CP: The best and worst things about being a full-time athlete are travelling the world. It’s great to see different places and train all around the world, but it’s also the worse because I sometimes miss home (and my dog!).
I do love Australia though, so any excuse to go there! Injuries are also the worse. PB’s are the best.
FR: You’re not a funded athlete so how do you manage financially with full-time training and racing abroad? It’s interesting to note that not one single female endurance roadrunner is lottery funded!
CP: I’m not funded but British Athletics do help me out. I’m currently in St Moritz in Switzerland on an altitude camp funded by them.
I’m also sponsored by Nike and Revvies Energy Strips. I am able to fund my other training camps through my race earnings.
Nic (Bideau, Charlotte’s coach since 2014) is great at finding me races which help me pay for training camps!
FR: You mentioned your coaching company, Purdue Performance, what does that involve for you?
CP: I set up Purdue Performance with Adam, it’s really exciting. I was doing a bit of personal training before, but with all my travelling it was hard to keep it up.
Having Adam on board as well is great because he is also an elite runner and has a lot of knowledge. We offer online coaching to any level of runner looking for structure and to improve. Our website is www.purdueperformance.com – we are also on Instagram!
FR: With all your years of running experience and now your coaching business you must be an expert at fuelling up properly for training! What supplements do you use, and are there any nutrition tips you can pass on?
CP: Coffee is probably what I swear by to get me through my daily miles! I use Revvies caffeine Strips when I don’t want to drink coffee. I have a big sweet tooth as well!

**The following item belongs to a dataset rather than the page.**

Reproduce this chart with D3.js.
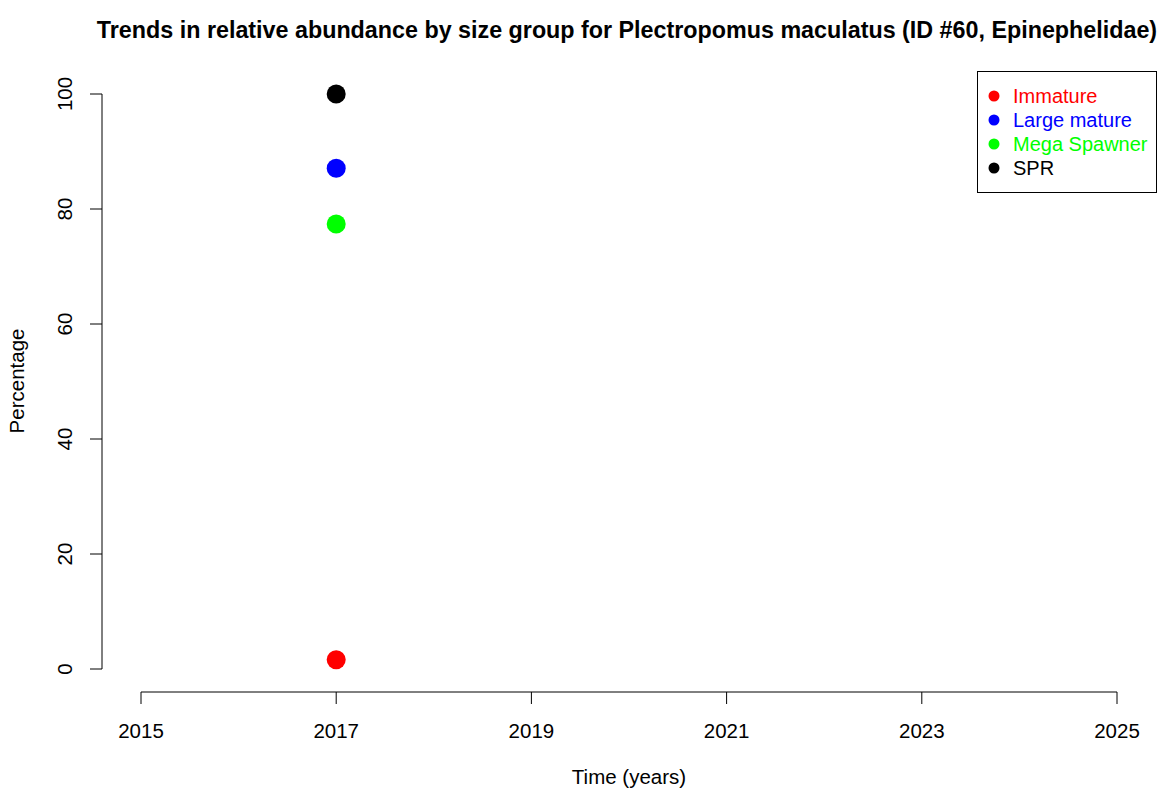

I don’t cut anything out of my diet and I believe that eating well 80% of the time is key. The other 20% is for treats! After sessions I’ll use Science In Sport (SIS) electrolyte tablets.
With the Tokyo Olympics only two years’ away, when Purdue will still only be 29, the future looks bright for the girl who holds PBs of 15:23.4 and 32:03.55 on the track for 5000m and 10,000m and 32:10 and 53:45 for 10k and 10M on the road.
Before that comes the European Championships marathon, though, and a medal there could even set her up to challenge for a top ten position in Japan in 2020.